| Job |
Copy out all lines with the word "this" in them.

# START OF Materials provided

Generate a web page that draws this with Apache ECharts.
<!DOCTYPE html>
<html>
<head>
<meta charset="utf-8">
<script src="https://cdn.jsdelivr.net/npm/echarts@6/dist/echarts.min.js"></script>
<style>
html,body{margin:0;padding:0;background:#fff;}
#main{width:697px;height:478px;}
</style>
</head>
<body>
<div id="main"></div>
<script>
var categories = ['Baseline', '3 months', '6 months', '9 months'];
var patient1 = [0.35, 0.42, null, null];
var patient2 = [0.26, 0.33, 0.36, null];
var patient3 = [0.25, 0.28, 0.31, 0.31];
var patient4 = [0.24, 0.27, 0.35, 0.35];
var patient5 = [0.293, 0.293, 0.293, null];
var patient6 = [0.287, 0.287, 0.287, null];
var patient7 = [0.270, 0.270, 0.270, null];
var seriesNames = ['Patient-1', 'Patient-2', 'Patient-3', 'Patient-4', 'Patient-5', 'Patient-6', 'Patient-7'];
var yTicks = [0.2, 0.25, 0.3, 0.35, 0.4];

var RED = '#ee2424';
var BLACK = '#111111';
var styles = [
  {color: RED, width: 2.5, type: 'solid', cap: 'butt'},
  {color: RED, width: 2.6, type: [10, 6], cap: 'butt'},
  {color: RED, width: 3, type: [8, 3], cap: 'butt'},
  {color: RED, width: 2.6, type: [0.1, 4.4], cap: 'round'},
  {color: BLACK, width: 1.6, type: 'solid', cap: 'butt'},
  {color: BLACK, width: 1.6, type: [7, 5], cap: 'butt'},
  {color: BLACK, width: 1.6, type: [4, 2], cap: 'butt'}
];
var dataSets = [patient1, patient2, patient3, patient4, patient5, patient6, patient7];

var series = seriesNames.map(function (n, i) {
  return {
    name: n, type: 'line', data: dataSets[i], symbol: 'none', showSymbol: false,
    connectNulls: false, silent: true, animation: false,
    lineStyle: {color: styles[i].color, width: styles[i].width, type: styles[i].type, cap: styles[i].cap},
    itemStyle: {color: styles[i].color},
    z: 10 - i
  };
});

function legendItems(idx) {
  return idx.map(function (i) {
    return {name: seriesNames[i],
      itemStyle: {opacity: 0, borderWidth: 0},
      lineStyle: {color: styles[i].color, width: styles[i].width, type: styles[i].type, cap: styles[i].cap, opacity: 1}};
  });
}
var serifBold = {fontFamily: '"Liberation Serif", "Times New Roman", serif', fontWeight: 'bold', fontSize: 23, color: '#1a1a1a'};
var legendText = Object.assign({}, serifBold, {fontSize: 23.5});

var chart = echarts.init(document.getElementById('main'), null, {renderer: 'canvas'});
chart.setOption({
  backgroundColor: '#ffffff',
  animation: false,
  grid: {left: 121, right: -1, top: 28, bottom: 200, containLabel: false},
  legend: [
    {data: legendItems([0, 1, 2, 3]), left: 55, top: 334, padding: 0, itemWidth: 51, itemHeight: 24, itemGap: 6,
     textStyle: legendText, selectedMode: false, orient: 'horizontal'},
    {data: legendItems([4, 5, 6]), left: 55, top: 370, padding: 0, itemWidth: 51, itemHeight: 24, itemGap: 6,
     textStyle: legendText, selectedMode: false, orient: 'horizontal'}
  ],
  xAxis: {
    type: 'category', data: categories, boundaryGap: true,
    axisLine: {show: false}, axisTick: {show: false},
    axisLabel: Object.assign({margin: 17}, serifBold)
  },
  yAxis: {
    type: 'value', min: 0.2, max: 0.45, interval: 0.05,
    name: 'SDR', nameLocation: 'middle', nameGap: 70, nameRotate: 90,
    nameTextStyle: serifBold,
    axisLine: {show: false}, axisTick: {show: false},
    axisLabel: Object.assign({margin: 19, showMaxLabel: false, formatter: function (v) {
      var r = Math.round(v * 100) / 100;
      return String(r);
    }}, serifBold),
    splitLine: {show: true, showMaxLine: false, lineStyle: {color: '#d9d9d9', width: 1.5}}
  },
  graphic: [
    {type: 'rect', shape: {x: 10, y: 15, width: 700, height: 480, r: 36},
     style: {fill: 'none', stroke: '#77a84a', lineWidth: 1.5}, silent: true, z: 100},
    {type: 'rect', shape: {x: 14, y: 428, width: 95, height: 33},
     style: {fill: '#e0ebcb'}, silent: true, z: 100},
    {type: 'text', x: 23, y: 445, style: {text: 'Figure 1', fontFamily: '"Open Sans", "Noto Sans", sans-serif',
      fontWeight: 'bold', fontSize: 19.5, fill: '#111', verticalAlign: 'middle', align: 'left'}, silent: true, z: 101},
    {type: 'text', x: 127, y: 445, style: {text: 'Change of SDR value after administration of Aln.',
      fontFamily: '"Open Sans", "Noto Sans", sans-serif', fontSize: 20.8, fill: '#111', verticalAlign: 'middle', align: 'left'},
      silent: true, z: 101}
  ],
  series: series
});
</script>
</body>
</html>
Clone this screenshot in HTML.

# END OF Materials provided

| Response to the exercise |
Generate a web page that draws this with Apache ECharts.
Clone this screenshot in HTML.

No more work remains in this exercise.